O primeiro trabalho de Flávio Tavares foi adquirido apenas nos anos 1980, durante uma visita à capital paraibana. “Conheci um antiquário em Tambiá, de seu Reginaldo, e com ele adquiri o primeiro trabalho do Flávio, que inclusive vai estar exposto lá. Depois desse trabalho, foi despertando o interesse e, nas minhas andanças, comecei a procurar em galerias, leilões e também com particulares”.

As obras foram adquiridas em diversas cidades brasileiras. “Adquiri trabalhos do Flávio no Rio, em Vitória, Brasília, São Paulo, Petrópolis, João Pessoa e Recife”, relata. Segundo ele, o Rio de Janeiro concentrava mais oportunidades. “Era um local onde tinha mais trabalhos”.

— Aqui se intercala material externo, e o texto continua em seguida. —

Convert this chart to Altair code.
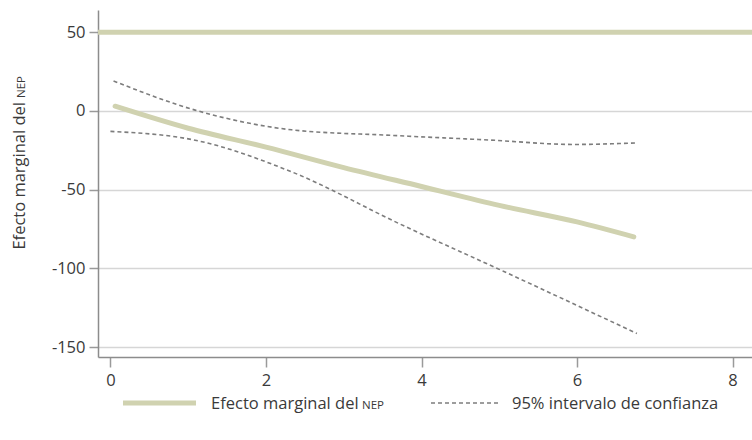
import altair as alt
import pandas as pd

# Marginal effect of NEP and its 95% confidence band
x_main = [0.06, 1.0, 2.0, 3.0, 4.0, 5.0, 6.0, 6.73]
y_main = [3, -11, -23, -36, -48, -60, -70.5, -80]

x_upper = [0.04, 1.09, 2.33, 3.6, 4.88, 5.96, 6.77]
y_upper = [19, 0.5, -12, -15.5, -18.5, -21.3, -20.3]

x_lower = [0.0, 1.09, 2.33, 3.73, 5.06, 6.77]
y_lower = [-13, -18.6, -38.7, -72, -102, -141.4]

ref_line = [50]
y_ticks = [-150, -100, -50, 0, 50]
x_ticks = [0, 2, 4, 6, 8]

title_main = "Efecto marginal del"
title_caps = "NEP"
legend_ci = "95% intervalo de confianza"

FONT = "Open Sans"
FS = 16.5
FS_CAPS = 11.5
TEXT = "#3a3a3a"
KHAKI = "#d0d2b0"
DASH = "#7d7d7d"

W, H = 654, 347

main_df = pd.DataFrame({"x": x_main, "y": y_main})
ci_df = pd.concat([
    pd.DataFrame({"x": x_upper, "y": y_upper, "band": "upper"}),
    pd.DataFrame({"x": x_lower, "y": y_lower, "band": "lower"}),
])

xs = alt.Scale(domain=[-0.16, 8.25], nice=False, zero=False)
ys = alt.Scale(domain=[-156.3, 64.1], nice=False, zero=False)

x_axis = alt.Axis(values=x_ticks, grid=False, title=None, tickSize=10,
                  labelPadding=5, labelExpr="'' + datum.value")
y_axis = alt.Axis(values=y_ticks, grid=True, title=None, tickSize=9,
                  labelPadding=4, labelExpr="'' + datum.value")

ref = alt.Chart(pd.DataFrame({"y": ref_line})).mark_rule(
    color=KHAKI, strokeWidth=5
).encode(y=alt.Y("y:Q", scale=ys, axis=y_axis))

main = alt.Chart(main_df).mark_line(
    color=KHAKI, strokeWidth=5, interpolate="monotone", strokeCap="round"
).encode(
    x=alt.X("x:Q", scale=xs, axis=x_axis),
    y=alt.Y("y:Q", scale=ys, axis=y_axis),
)

ci = alt.Chart(ci_df).mark_line(
    color=DASH, strokeWidth=1.6, strokeDash=[4, 3], interpolate="monotone"
).encode(
    x=alt.X("x:Q", scale=xs),
    y=alt.Y("y:Q", scale=ys),
    detail="band:N",
)

one = pd.DataFrame({"k": [0]})

# rotated y-axis title, with the acronym in small caps
ytitle_a = alt.Chart(one).mark_text(
    text=title_main, angle=270, align="right", baseline="alphabetic",
    font=FONT, fontSize=FS, color=TEXT
).encode(x=alt.value(-73), y=alt.value(92))
ytitle_b = alt.Chart(one).mark_text(
    text=title_caps, angle=270, align="left", baseline="alphabetic",
    font=FONT, fontSize=FS_CAPS, color=TEXT
).encode(x=alt.value(-73), y=alt.value(88))

# legend below the plot
leg_line1 = alt.Chart(one).mark_rule(color=KHAKI, strokeWidth=5).encode(
    x=alt.value(25), x2=alt.value(98), y=alt.value(393))
leg_text1a = alt.Chart(one).mark_text(
    text=title_main, align="left", baseline="alphabetic",
    font=FONT, fontSize=FS, color=TEXT
).encode(x=alt.value(113), y=alt.value(399))
leg_text1b = alt.Chart(one).mark_text(
    text=title_caps, align="left", baseline="alphabetic",
    font=FONT, fontSize=FS_CAPS, color=TEXT
).encode(x=alt.value(264), y=alt.value(399))
leg_line2 = alt.Chart(one).mark_rule(
    color=DASH, strokeWidth=1.6, strokeDash=[4, 3]
).encode(x=alt.value(333), x2=alt.value(401), y=alt.value(393))
leg_text2 = alt.Chart(one).mark_text(
    text=legend_ci, align="left", baseline="alphabetic",
    font=FONT, fontSize=FS, color=TEXT
).encode(x=alt.value(414), y=alt.value(399))

chart = alt.layer(
    ref, main, ci, ytitle_a, ytitle_b,
    leg_line1, leg_text1a, leg_text1b, leg_line2, leg_text2,
).properties(
    width=W, height=H,
    autosize=alt.AutoSizeParams(type="none"),
    padding={"left": 98, "top": 10, "right": 0, "bottom": 83},
).configure_view(stroke=None).configure_axis(
    labelFont=FONT, labelFontSize=FS, labelColor=TEXT,
    domainColor="#8c8c8c", domainWidth=1.5,
    tickColor="#9a9a9a", tickWidth=1.5,
    gridColor="#d6d6d6", gridWidth=1.5,
)

chart.save("out.html", embed_options={"renderer": "svg", "actions": False})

Embora a coleção de Flávio Tavares seja a mais numerosa, não é a única. Em seu apartamento de João Pessoa, localizado no bairro do Cabo Branco, Luizmar mantém um conjunto voltado principalmente a artistas paraibanos e nordestinos. O acervo também inclui obras de outros nomes da arte brasileira.
Entre os episódios marcantes da formação da coleção, um deles envolve um trabalho identificado inicialmente de forma genérica em um leilão no Rio de Janeiro, já nos anos 2000. “Passeando pelo Rio, me chamou a atenção um leilão de obras do Jorge Amado”, conta. “Quando cheguei lá, encontrei um trabalho do Flávio intitulado ‘O homem de terno branco’. Despertou um pouco a curiosidade e eu consegui pegar esse quadro”.

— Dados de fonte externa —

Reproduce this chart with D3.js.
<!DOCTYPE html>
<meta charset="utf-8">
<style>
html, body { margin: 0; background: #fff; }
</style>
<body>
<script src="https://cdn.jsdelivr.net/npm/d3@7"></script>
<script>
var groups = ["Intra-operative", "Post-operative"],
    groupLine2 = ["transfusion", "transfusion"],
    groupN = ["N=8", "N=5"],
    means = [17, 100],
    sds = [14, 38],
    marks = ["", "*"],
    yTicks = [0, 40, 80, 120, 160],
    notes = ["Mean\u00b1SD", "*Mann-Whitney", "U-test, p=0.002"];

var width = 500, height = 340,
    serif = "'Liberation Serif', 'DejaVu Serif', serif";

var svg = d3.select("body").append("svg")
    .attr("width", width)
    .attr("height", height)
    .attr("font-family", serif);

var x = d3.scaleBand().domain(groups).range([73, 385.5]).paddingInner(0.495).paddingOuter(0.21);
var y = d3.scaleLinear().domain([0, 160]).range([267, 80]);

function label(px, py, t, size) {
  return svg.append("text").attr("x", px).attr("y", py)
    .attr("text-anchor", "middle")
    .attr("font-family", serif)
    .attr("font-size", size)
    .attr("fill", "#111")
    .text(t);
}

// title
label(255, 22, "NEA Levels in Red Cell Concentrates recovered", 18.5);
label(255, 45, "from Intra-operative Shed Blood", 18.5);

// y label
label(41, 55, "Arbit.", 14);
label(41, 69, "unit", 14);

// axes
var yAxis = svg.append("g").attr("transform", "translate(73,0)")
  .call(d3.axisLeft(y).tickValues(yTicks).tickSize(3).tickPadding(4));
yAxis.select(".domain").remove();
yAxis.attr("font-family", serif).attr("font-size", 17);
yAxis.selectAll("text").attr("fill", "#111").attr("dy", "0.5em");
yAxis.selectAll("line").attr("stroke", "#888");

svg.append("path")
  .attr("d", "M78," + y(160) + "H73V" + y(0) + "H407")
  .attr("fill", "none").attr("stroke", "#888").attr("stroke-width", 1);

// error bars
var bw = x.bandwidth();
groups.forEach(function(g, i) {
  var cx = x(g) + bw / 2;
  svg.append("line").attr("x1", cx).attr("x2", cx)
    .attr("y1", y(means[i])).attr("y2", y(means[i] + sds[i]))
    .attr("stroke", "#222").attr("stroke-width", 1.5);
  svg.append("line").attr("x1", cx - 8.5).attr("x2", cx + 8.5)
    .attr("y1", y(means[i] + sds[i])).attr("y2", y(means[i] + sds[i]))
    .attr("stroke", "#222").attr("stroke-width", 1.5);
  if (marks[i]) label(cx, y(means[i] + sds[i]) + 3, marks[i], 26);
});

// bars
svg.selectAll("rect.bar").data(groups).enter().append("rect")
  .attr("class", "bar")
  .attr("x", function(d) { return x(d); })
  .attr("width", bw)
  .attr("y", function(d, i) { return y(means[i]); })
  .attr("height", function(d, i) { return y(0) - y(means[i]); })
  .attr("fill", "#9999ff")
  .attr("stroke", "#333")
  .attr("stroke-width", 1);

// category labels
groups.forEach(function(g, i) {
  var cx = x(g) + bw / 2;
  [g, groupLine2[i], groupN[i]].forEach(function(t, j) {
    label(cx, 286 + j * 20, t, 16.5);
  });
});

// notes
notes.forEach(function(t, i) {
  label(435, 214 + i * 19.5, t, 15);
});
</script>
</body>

Algum tempo depois, ao trazer a obra para João Pessoa, Luizmar convidou o próprio Flávio Tavares para conhecer a coleção. Diante do quadro, o artista reagiu emocionalmente.
“Ele disse: ‘Até que enfim Caixa d’Água volta para João Pessoa’”, relata. A pintura retratava o poeta conhecido como “Manoel Caixa d’Água”, personagem icônico do Centro da cidade nos anos 1970. “Ele me contou que retratou o Caixa d’Água naquela época e deu de presente a Jorge Amado”, explica o colecionador. Após a morte do escritor baiano, em 2001, as obras de seu acervo pessoal foram levadas a leilão — o trabalho integra a exposição atual.
Além desse quadro, a mostra reúne desenhos, estudos, trabalhos em bico de pena, pinturas em óleo e acrílico. “Ele explora o figurativo; usa muitas imagens humanas e de bichos, animais”, enumera.
A exposição na Casa MGA não é a primeira em que o colecionador empresta seu acervo para exibição pública. Parte da coleção já foi apresentada no Centro Cultural São Francisco, em João Pessoa, durante as comemorações dos 70 anos de Flávio Tavares, em um período marcado pelas restrições da pandemia, ocasião em que o pintor não pôde participar.
Outras mostras incluíram recortes temáticos e também exposições dedicadas a outros artistas, como Tomás Santa Rosa, com trabalhos que posteriormente integraram uma mostra no Sesc Cabo Branco. Ainda no Sesc, Luizmar também participou da exposição dedicada a Miguel dos Santos, que integrou a série Grandes Nomes. Segundo ele, a intenção de emprestar as obras parte de um entendimento de que os acervos privados devem circular. “Não adianta você ter aquilo e ficar dentro de casa. A arte tem que ser mostrada”, afirma.
Sobre possíveis desdobramentos da atual exposição, como a produção de um livro, o colecionador lembra que Flávio Tavares já utilizou obras de sua coleção em publicações anteriores. Ainda assim, não descarta novas iniciativas futuras. “Se um dia vier, se for procurado, a gente pode fazer”.
A exposição na MGA apresenta, assim, não apenas um panorama da obra de Flávio Tavares ao longo de décadas, mas também o resultado de um processo contínuo de pesquisa, circulação e preservação, ancorado em um vínculo construído ao longo do tempo entre artista, colecionador e cidade.
“É uma exposição didática, curricular no sentido do tempo — cronologicamente, mesmo que eu tenha altos e baixos, como todo mundo tem nas suas profissões. Luizmar tem um olho muito bom de procurar o melhor de uma época. É um expert em arte. Tenho 60 anos de arte e ele teve uma grande fatia desse momento da minha vida. Eu fico muito emocionado”, declara o mestre Flávio Tavares.
*Matéria publicada originalmente na edição impressa do dia 10 de dezembro de 2025.